### ENTRIES SHOWN
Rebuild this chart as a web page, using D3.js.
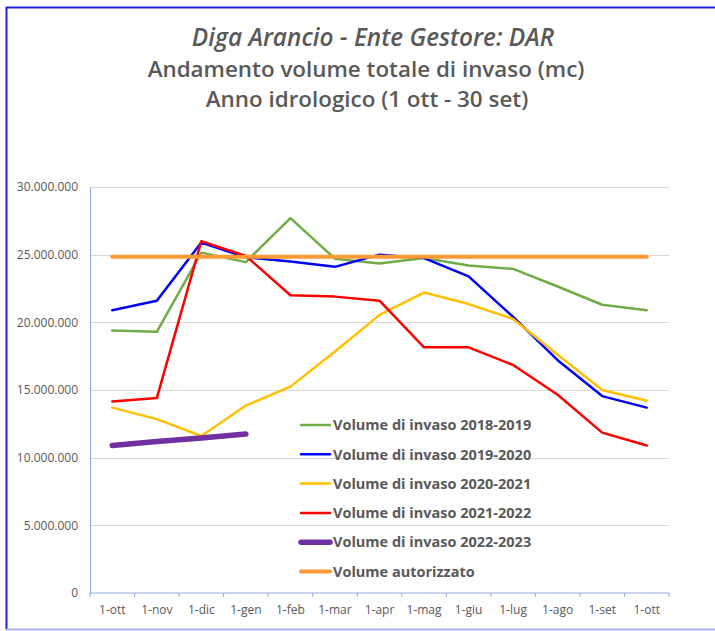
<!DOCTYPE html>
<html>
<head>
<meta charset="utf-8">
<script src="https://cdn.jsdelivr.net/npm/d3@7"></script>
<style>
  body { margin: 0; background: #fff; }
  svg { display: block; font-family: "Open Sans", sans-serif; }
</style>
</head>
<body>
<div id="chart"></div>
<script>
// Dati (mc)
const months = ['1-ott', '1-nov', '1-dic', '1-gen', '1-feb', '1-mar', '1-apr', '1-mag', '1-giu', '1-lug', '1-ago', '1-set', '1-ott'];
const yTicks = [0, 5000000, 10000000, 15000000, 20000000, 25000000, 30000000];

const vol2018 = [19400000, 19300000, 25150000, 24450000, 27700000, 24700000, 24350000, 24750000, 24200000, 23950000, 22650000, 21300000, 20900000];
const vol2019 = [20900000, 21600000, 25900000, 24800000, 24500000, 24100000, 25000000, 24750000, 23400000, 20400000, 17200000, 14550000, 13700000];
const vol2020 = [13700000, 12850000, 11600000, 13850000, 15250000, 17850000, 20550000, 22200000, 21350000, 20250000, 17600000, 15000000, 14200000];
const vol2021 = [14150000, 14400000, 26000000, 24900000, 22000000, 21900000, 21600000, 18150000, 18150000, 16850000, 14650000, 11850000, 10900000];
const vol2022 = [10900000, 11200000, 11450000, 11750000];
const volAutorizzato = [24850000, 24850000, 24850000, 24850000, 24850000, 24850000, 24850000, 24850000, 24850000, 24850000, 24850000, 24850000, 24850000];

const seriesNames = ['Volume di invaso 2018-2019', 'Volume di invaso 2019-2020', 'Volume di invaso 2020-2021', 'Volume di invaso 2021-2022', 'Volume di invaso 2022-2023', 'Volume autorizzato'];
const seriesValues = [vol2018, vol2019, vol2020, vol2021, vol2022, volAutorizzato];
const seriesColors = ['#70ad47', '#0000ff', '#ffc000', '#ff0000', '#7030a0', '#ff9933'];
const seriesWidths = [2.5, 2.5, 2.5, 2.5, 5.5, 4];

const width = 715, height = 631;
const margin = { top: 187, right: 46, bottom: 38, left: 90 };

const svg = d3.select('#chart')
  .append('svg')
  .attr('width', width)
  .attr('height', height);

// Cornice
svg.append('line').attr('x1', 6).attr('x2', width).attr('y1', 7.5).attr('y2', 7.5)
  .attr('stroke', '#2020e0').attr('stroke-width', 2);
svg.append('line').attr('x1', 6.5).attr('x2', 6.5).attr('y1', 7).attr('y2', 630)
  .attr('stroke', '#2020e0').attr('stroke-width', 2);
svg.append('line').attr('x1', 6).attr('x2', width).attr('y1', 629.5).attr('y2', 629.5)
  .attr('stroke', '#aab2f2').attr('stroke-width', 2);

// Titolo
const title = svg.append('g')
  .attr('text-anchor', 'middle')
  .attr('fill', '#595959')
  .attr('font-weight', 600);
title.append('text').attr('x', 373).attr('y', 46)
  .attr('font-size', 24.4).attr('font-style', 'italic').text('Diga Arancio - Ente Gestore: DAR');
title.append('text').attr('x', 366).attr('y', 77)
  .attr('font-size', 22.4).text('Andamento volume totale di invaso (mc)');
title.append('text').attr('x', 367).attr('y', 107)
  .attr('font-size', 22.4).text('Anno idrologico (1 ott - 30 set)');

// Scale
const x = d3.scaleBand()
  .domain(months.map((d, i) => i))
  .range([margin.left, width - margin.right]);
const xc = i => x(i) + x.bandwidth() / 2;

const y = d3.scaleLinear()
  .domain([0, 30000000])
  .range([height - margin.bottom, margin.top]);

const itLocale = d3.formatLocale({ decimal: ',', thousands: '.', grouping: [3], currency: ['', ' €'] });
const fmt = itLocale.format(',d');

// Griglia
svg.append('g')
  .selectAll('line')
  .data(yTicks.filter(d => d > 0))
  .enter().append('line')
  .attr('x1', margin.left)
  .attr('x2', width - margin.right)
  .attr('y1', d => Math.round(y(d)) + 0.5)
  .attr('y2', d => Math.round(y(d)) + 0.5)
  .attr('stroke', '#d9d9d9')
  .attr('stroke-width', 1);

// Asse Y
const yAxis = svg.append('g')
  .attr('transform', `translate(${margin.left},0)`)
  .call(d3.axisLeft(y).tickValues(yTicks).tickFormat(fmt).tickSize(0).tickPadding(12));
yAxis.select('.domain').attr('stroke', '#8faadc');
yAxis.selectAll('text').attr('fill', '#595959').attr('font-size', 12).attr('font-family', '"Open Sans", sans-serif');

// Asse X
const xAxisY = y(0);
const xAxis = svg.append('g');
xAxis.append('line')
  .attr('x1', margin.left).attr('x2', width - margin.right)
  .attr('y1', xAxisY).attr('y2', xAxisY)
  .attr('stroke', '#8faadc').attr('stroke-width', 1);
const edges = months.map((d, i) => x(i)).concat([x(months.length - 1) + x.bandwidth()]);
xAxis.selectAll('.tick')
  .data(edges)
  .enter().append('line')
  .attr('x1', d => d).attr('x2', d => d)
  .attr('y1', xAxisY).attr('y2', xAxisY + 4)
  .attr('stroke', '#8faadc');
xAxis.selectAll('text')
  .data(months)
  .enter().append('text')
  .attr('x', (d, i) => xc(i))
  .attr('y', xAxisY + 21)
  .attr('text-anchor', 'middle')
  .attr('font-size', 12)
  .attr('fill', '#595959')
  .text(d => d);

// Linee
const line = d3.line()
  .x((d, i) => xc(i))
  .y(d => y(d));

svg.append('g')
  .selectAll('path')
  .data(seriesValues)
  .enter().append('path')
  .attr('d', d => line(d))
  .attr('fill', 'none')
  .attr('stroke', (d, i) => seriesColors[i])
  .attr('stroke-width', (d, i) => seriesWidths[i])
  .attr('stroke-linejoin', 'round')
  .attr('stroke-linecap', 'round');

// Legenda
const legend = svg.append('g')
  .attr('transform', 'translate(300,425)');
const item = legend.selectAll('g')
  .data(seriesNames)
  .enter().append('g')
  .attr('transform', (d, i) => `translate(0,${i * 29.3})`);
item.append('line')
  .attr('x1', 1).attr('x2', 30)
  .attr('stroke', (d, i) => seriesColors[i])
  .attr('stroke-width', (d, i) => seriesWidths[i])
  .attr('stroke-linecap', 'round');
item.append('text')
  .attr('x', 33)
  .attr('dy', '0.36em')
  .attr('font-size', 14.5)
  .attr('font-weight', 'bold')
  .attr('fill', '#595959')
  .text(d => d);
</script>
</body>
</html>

==

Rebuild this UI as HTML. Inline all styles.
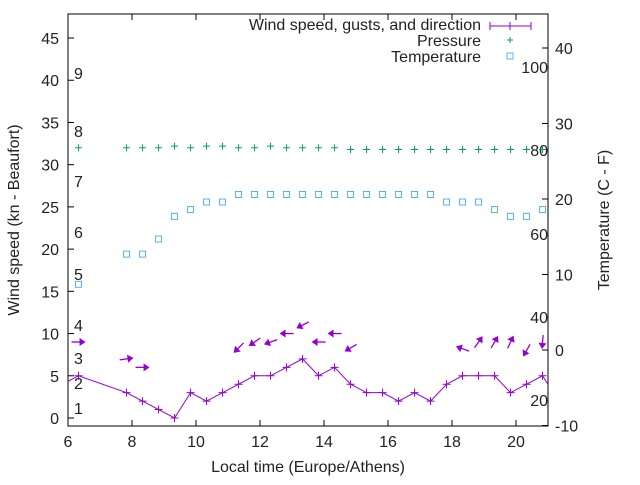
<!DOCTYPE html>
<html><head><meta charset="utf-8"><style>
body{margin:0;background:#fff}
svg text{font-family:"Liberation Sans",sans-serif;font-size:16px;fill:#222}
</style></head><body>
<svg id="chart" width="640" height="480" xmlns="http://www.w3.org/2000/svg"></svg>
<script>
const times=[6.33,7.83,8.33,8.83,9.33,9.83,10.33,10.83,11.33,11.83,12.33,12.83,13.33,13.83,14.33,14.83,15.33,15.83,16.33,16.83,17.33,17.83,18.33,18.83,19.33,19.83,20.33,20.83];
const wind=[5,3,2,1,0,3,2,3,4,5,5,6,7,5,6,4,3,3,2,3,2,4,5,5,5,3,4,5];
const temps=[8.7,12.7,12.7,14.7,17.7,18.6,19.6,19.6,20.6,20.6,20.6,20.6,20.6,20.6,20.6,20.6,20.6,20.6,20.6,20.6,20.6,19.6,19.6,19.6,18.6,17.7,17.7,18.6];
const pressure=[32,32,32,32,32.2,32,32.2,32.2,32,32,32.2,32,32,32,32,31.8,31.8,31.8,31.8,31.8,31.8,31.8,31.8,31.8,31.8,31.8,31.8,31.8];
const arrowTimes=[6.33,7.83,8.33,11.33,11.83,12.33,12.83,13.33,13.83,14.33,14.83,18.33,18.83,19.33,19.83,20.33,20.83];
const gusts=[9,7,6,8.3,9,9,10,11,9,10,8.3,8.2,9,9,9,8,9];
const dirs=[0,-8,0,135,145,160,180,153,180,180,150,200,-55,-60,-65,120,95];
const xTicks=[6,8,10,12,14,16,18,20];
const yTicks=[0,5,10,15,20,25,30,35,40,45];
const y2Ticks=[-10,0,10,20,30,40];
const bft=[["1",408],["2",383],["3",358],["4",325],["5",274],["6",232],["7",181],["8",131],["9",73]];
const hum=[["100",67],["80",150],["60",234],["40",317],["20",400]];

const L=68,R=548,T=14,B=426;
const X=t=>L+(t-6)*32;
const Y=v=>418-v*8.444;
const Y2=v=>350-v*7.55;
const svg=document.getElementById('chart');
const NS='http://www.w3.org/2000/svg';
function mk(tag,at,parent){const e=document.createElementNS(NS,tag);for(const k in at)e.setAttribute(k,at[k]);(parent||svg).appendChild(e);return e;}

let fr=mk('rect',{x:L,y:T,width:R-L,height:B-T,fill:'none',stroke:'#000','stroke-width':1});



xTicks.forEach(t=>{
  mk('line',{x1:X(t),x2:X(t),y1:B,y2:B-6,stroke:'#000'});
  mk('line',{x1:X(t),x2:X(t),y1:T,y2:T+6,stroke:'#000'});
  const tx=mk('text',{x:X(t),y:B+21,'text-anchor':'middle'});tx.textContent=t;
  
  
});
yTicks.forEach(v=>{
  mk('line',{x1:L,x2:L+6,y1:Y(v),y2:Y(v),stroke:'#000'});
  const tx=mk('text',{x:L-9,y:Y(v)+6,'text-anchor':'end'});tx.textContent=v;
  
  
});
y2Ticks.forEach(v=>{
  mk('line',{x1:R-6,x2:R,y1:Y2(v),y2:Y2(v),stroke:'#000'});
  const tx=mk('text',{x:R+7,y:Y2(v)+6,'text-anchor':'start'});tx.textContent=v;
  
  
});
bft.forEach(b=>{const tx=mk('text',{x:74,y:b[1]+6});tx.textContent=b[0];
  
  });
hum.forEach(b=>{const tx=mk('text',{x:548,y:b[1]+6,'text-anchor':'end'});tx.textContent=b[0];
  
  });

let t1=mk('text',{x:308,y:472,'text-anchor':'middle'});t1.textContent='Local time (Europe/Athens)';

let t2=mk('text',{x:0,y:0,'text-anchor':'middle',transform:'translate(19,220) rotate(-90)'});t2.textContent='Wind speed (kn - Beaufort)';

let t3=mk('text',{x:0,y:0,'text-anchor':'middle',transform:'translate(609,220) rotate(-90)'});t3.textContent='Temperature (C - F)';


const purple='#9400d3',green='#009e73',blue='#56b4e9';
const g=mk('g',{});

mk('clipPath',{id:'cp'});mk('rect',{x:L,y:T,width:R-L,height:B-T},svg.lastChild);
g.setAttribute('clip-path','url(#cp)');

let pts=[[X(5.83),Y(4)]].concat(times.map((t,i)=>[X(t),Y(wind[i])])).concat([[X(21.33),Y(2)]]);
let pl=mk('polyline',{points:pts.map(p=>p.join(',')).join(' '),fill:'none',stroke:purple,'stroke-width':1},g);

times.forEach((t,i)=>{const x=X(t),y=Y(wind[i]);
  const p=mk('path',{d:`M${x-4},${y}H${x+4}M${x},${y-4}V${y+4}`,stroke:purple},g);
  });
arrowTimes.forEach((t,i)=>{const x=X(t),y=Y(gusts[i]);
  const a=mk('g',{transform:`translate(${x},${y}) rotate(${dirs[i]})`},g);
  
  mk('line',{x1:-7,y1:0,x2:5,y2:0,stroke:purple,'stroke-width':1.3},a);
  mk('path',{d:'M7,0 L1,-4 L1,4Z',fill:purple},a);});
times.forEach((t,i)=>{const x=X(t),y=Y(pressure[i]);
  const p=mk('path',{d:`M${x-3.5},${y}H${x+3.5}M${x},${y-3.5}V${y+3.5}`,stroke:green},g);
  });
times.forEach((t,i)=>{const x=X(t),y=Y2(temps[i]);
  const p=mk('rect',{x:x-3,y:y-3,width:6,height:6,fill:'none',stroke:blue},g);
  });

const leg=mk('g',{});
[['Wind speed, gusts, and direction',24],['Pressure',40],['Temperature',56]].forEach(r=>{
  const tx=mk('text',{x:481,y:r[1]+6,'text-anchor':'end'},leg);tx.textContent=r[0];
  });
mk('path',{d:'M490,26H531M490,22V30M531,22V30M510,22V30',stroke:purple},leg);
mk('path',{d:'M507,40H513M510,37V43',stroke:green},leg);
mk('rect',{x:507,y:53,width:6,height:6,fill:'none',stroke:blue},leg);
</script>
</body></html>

### WRITTEN EXERCISE
Retype only the lines above from the one with "Rebuild this chart" through the one with "20000000, 25000000, 30000000];", exactly and with both ends. Images stay out.

### TASK ANSWER
Rebuild this chart as a web page, using D3.js.
<!DOCTYPE html>
<html>
<head>
<meta charset="utf-8">
<script src="https://cdn.jsdelivr.net/npm/d3@7"></script>
<style>
  body { margin: 0; background: #fff; }
  svg { display: block; font-family: "Open Sans", sans-serif; }
</style>
</head>
<body>
<div id="chart"></div>
<script>
// Dati (mc)
const months = ['1-ott', '1-nov', '1-dic', '1-gen', '1-feb', '1-mar', '1-apr', '1-mag', '1-giu', '1-lug', '1-ago', '1-set', '1-ott'];
const yTicks = [0, 5000000, 10000000, 15000000, 20000000, 25000000, 30000000];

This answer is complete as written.